One year after the 26/11 terror attacks rocked Mumbai and the rest of the country, a public opinion survey here in the Capital reveals that 60 per cent of Delhiites are not happy with the Government’s handling of the law and order situation in the country.
Conducted by Shyam Vyas MARC Private Limited, the survey shows 36 per cent of the respondents uncertain and only 4 per cent approving of the government efforts on the law and order front.
Based on a representative sample of Delhiites, the random survey conducted on the eve of the first anniversary of 26/11 was aimed at gauging public mood, perceptions and expectations a year after the unprecedented terror attacks.

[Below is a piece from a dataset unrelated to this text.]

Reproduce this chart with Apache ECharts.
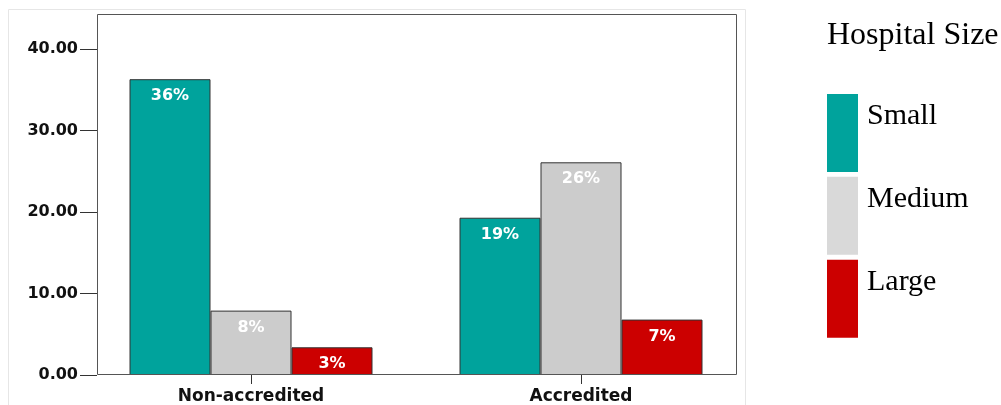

According to the survey findings, 78 per cent of the respondents did not approve of the manner in which the Manmohan Singh Government dealt with Pakistan in the aftermath of the Mumbai attacks: “Most believe that the Government has made many flip-flops and had not sent out clear signals. Only 10 per cent actually approved of the way the Government has handled Pakistan.”
Sixty per cent of the respondents held the Pakistan Government squarely responsible for the Mumbai attacks while 40 per cent blamed private terror outfits operating from inside Pakistan.
There was a mixed response to the question about how the nation should handle Ajmal Kasab, the lone captured Mumbai terrorist now on trial in Mumbai. While 56 per cent of the respondents believe India should hang him right away, 44 per cent feel the trial should continue and Kasab should be sentenced by the Judge at the end of the trial.
An overwhelming 80 per cent of the respondents agreed that India should continue insisting that the India-named terror perpetrators and masterminds in Pakistan be extradited to India to stand trial here.
“Asked if the true heroes of 26/11 have been well remembered or if we as a nation have not done adequately enough for them, an overwhelming 78 per cent respondents stated that more needs to be done for the heroes of 26/11,” reveals the survey.
Seventy per cent believe that the nation needs to be more alert, more united and better prepared to meet any future terror threats and situations while 50 per cent believe that the country is more united today than it was a year ago.
“The response to the question whether we as a nation are today better prepared to meet the terror threat than we were a year ago was mixed: 40 per cent stated that we are better prepared, while another 40 per cent said we are not better prepared, and 20 per cent were uncertain.”
Asked what would be the greatest tribute to Mumbai’s martyrs, 80 per cent said the Government should formulate a clear “zero tolerance” policy towards terrorism backed by strict laws. Politicians were identified as the weakest link in India’s war on terror by a whopping 80 per cent of respondents.